Foi “Hacksaw” Jim Duggan o primeiro a conseguir derrubar o monstro num combate. Lembro-me perfeitamente de assistir ao mesmo na RTP. No final, com o público em êxtase perante tamanho feito (lembrem-se dos valores patrióticos passados pela personagem de Duggan e que Yokozuna subia sempre ao ringue com a bandeira do Japão), só o sal atirado por Fuji impediu que a glória fosse maior.
Esse sal era outra das características deste lutador. Apresentado como um antigo campeão de sumo, onde o sal é uma das imagens de marca, Yokozuna raramente sentia dificuldades para vencer um combate, mas, quando acontecia, o seu manager Mr. Fuji facilitava a vitória atirando sal para os olhos do adversário.
Foi assim com Duggan e foi assim com Bret Hart, na Wrestlemania IX, permitindo a Yoko sagrar-se campeão mundial pela primeira vez. Um reinado que começou e acabou na Wrestlemania, pois, num dos mais patéticos finais de sempre de uma Wrestlemania, Mr. Fuji desafiou Hulk Hogan para enfrentar Yokozuna pelo título. Hogan aceitou, Fuji atingiu o seu adido acidentalmente com sal e Hogan conseguiu a vitória e o título.
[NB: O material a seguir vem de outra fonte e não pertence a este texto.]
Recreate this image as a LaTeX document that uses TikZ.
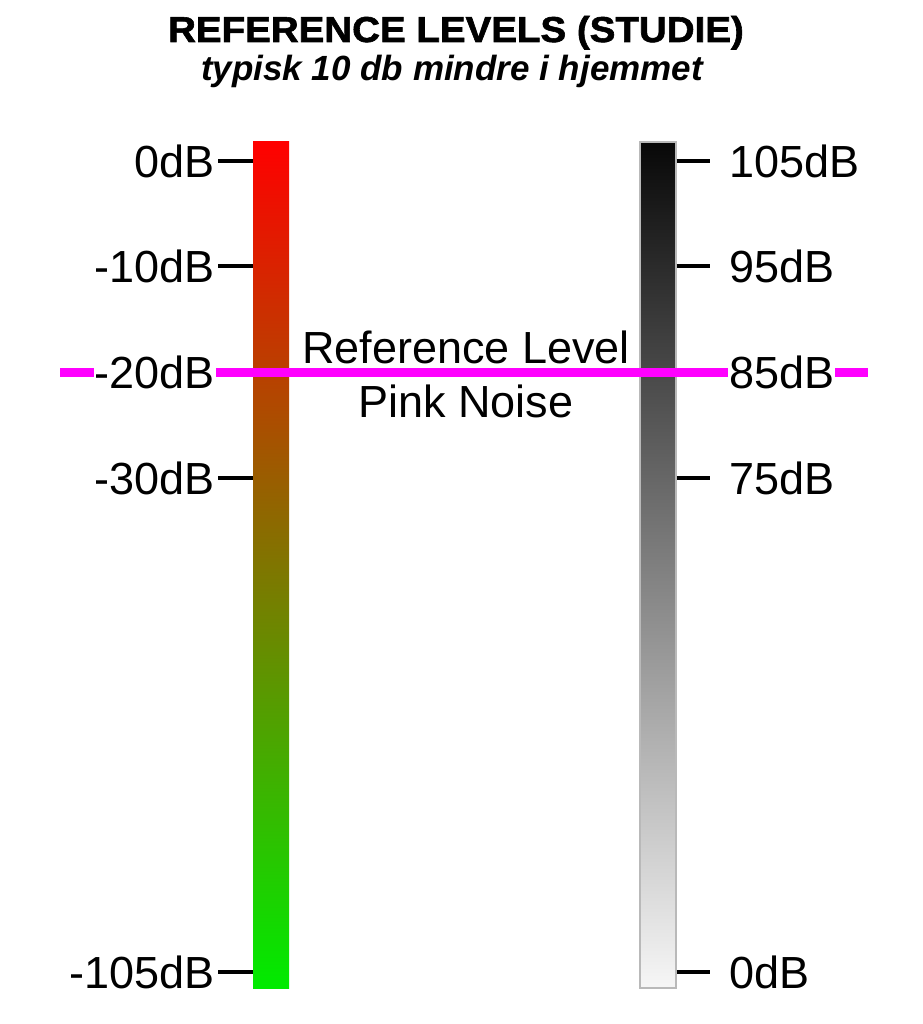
\documentclass[tikz,border=0pt]{standalone}
\usepackage{fontspec}
\setmainfont{Liberation Sans}
\newfontfamily\heavyfont[FakeBold=1.6]{Liberation Sans Bold}
\usepackage{xcolor}
\usepackage{graphicx}
\usepackage{tikz}
\usetikzlibrary{positioning,calc}
\definecolor{meterred}{RGB}{255,0,0}
\definecolor{metergreen}{RGB}{0,235,0}
\definecolor{splblack}{RGB}{8,8,8}
\definecolor{splwhite}{RGB}{246,246,246}
\definecolor{refpink}{RGB}{255,0,255}

\begin{document}
\begin{tikzpicture}[x=1pt,y=-1pt,
      bar/.style={rectangle,inner sep=0pt,minimum width=36pt,minimum height=846pt},
      lvl/.style={inner sep=1pt,fill=white,font=\fontsize{45}{54}\selectfont,text=black},
      tickline/.style={line width=3.5pt,color=black}]
  \useasboundingbox (0,0) rectangle (922,1024);
  % titles
  \node[anchor=base,inner sep=0pt] (title) at (456,42)
    {\fontsize{36}{40}\selectfont\heavyfont\scalebox{1.07}[1]{REFERENCE LEVELS (STUDIE)}};
  \node[anchor=base,inner sep=0pt] (subtitle) at (452,81)
    {\fontsize{35}{40}\selectfont\bfseries\itshape typisk 10 db mindre i hjemmet};
  % the two meters
  \node[bar,top color=meterred,bottom color=metergreen] (dbfs) at (271,565) {};
  \node[bar,top color=splblack,bottom color=splwhite,draw=gray!55,line width=1.2pt] (spl) at (658,565) {};
  % ticks
  \foreach \yy [count=\i] in {161,266,372,478,972}{
    \coordinate (lt\i) at (218,\yy);
    \coordinate (rt\i) at (710,\yy);
    \draw[tickline] (lt\i) -- (lt\i -| dbfs.west);
    \draw[tickline] (spl.east |- rt\i) -- (rt\i);
  }
  % reference level line
  \coordinate (pinkL) at (60,372);
  \coordinate (pinkR) at (868,372);
  \draw[line width=9pt,color=refpink] (pinkL) -- (pinkR);
  % labels
  \foreach \lab/\yy [count=\i] in {0dB/161,-10dB/266,-20dB/372,-30dB/478,-105dB/972}
    \node[lvl,anchor=east] (ll\i) at (216,\yy) {\lab};
  \foreach \lab/\yy [count=\i] in {105dB/161,95dB/266,85dB/372,75dB/478,0dB/972}
    \node[lvl,anchor=west] (rl\i) at (728,\yy) {\lab};
  \node[anchor=base,inner sep=0pt,font=\fontsize{45}{54}\selectfont] (reftxt) at (466,363) {Reference Level};
  \node[anchor=base,inner sep=0pt,font=\fontsize{45}{54}\selectfont] (noisetxt) at (466,417) {Pink Noise};
\end{tikzpicture}
\end{document}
Yoko haveria de recuperar o título no King of The Ring e seguiu depois em feud com Lex Luger, mais um herói americano, o primeiro a conseguir fazer um bodyslam ao monstro.
No entanto, haveria de ser Bret Hart a tirar o título ao “japonês”, na Wrestlemania seguinte.
A partir daqui, o poder de Yokozuna na WWF diminuiu drasticamente. Muitos lutadores começaram a recusar combater com ele, devido ao seu peso e falta de mobilidade. O seu finisher, o Banzai Drop, foi responsável por partir algumas costelas, mais um dado que assustava possíveis adversários.
A WWF começou então uma jornada para que Yokozuna perdesse peso. Vince McMahon terá, inclusive, feito um ultimato ao lutador: “Ou perdes peso ou és despedido”.
A resistência de Yokozuna estava longe de ser grande e, por isso, Vince colocou-o numa tag team. Primeiro com Crush, uma tentativa falhada, mas depois, com Owen Hart, a causar grande impacto e a lançar as bases para a feud memorável entre Owen e Bret.
O ano de 1996 haveria de ser o último de Yokozuna na WWE. Numa altura em que já não era acompanhado por Fuji e tinha feito um face turn, foi simulada uma lesão num combate com Vader, para que Yoko se retirasse por uns tempos para perder peso. Se não o fizesse, Vince iria mesmo despedi-lo.
Nesse combate, Yoko não foi retirado em maca, como habitualmente acontece com os lutadores lesionados. Foi necessário o recurso a uma empilhadora, a única forma de mover um homem daquele tamanho.
O seu último combate aconteceu no Survivor Series desse ano, mas a WWF não quebrou de imediato a relação com o lutador. Continuou a apoiá-lo mas exigia-lhe que perdesse muito peso. Com uma forte dieta e exercício regular, Yokozuna conseguiu perder bastante peso. Mas não o suficiente para os padrões da companhia .
Vince sabia que fazer lutar um homem daquele tamanho era um risco enorme e estava longe de querer a má publicidade que um ataque cardíaco a meio de um combate poderia proporcionar.
Yokozuna perdeu o peso que era possível perder. Mais do que aquilo simplesmente ele não conseguia e, assim, Vince terminou o vínculo que ligava as duas partes.
Corriam muitas histórias sobre os hábitos alimentares de Yokozuna. Dizia-se que era capaz de ingerir de uma só vez, três dúzias de ovos fritos, meio quilo de bacon, um litro de sumo de laranja e seis ou sete panquecas. Sintomático.
Como pessoa, Yokozuna era descrito como adorável. The Rock dizia que ele “estava sempre a contar piadas” e Owen Hart “que era muito boa pessoa, alguém em quem se podia confiar para fazer um combate”.
Acabou por falecer vítima do inevitável ataque cardíaco, quando a sua mobilidade (ou a falta dela) já não lhe permitiam dar um combate minimamente decente. Aliás, tinha dificuldades em arranjar trabalho, pois alguns estados americanos impediam um homem com o seu peso de combater.
A característica que foi o passaporte para o sucesso, haveria de ser o seu guia de marcha para o outro mundo. Por muito que se possa argumentar, tudo não passou de uma questão de peso.
Para a semana não poderei postar o Dropkick, portanto, volto daqui a 15 dias!